Tehreema Mitha Dance Company
Foyer, Harman Hall
Washington, DC
January 16, 2008
by George Jackson
copyright 2008 by George Jackson
Are angularity and edge Tehreema Mitha’s personal traits or do they belong to a new variant of India’s ancient dance form, Bharatanatyam? To tell dance from dancer in this instance is impossible since Mitha invented both herself as a performer and the so-called Pakistan style that she now teaches to others. The cushioned plasticity and sensual elasticity of the traditional Indian school have been replaced by urgency and a charged interplay of tensions. Mitha used this sharp approach both in dances with a classical step vocabulary and those with freer movement sources.
Two classical studies came first. Indeed, the percussive footwork, pretzel gestures and ping-pong of the head were pristine. The quick pace that predominated already made the dances partly variant. In the first number, a love solo performed by Mitha, she cut unrelentingly to the core of the movement and of the infatuation. This made the style fully distinctive. Presumably this variance on the original Indian manner of dalliance is what Mitha wants the Pakistan style to be. However, being terse also seems to be Mitha’s nature as a dancer. The second number, a duet supposedly abstract but perhaps about awareness of the body and the self, was performed by Praneetha Akula and Deepa Ponnappan. They haven’t Mitha’s drive but give the movement a modesty and add neat touches of humor. Still, they refrain from softening the steps and gestures the Indian way.

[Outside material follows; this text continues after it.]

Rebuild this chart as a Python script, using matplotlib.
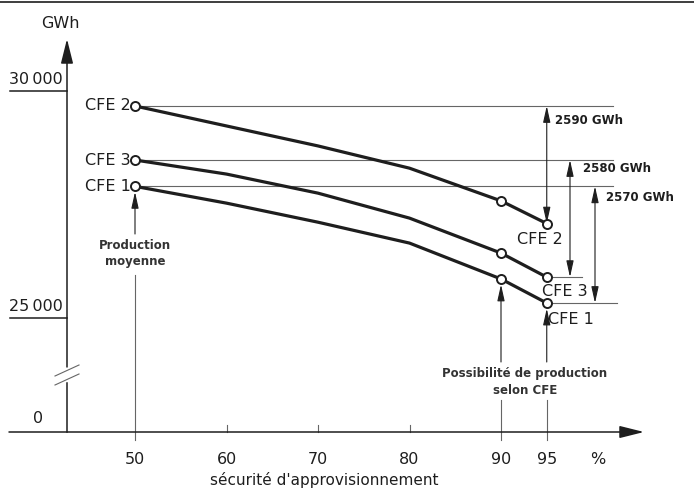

The designation of the other two dances was contemporary. The first - “Dance of the Soul”, another solo for Mitha - seemed a fusion of two traditions. Of course, the very notion of melding two disparate techniques is modern, no matter how venerable each ingredient may be. “Soul” was derived in part from Sufi stretching, turning and yearning. Yet, added to this dervish material was a percussive drive, although more sublimated than in Bharatanatyam. The blending didn’t blemish either type of dance but projected each into new, surprising and vital dimensions. The final “All Borders”, performed by all three dancers, was too much a mixture to jell.
Choreography for the program was principally by Tehreema Mitha; her mother, Indu Mitha, co-choreographed the opening solo. This free performance was part of the Shakespeare Theatre Company’s new performing arts series each Wednesday at noon in the Harman’s downstairs foyer. Steven Scott Mazzola, a director of plays, arranges the series and serves as moderator.